Some years ago, it was a given in diversity training to advise newbies, particularly coming from abroad to the USA, that black managers should be addressed by their title of Mr. or Ms. until the person addressed gave explicit permission to do otherwise, in the form of something like, “Just call me Dolly/Darren.”
Aspirations of equality (don’t kid yourself – hierarchy, power and authority are not absent from US life), couched in the use of first name address and other forms of informality can still be shocking to some coming to work in the USA. However, the advice was given, even inside the USA, that in dealing with people from “targeted groups”, one should hold back on the informality until it was asked for, a sign of taking them seriously and respectfully, since they often were not. On the other hand, with bearded white guys, since they are assumed to be living in the lap of privilege, it was okay, or even de rigueur to dismiss with the titles. When lecturing in several French universities, I used to do the USian thing and tell my students, “Just call me George,” and then watch them uncomfortably stutter as they tried to stop saying “Doctor”. This seems to be disappearing, if not totally gone in most of my current teaching experiences.

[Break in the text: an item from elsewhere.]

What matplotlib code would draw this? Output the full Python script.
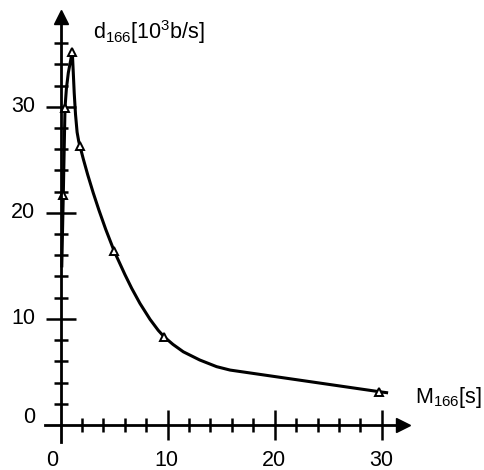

Thus, I found it interesting when today a colleague of mine, a US university professor working in Europe, shared this linked article with me. It made me wonder whether it is to be taken at face value, simply an op-ed rationale for a kind of practical restoration of formalities, or does it share the motivation and rationale of elevating those who are presumed to be minorities, as I have mentioned above. If the latter is the case, are profs and teachers now enrolled in the feeling set of targeted minorities, requiring a new level of PC to breathe free? Or, lastly, does this possibly reflect the contemporary shifts toward authoritarianism we are increasingly seeing in politics, or… Opinions please.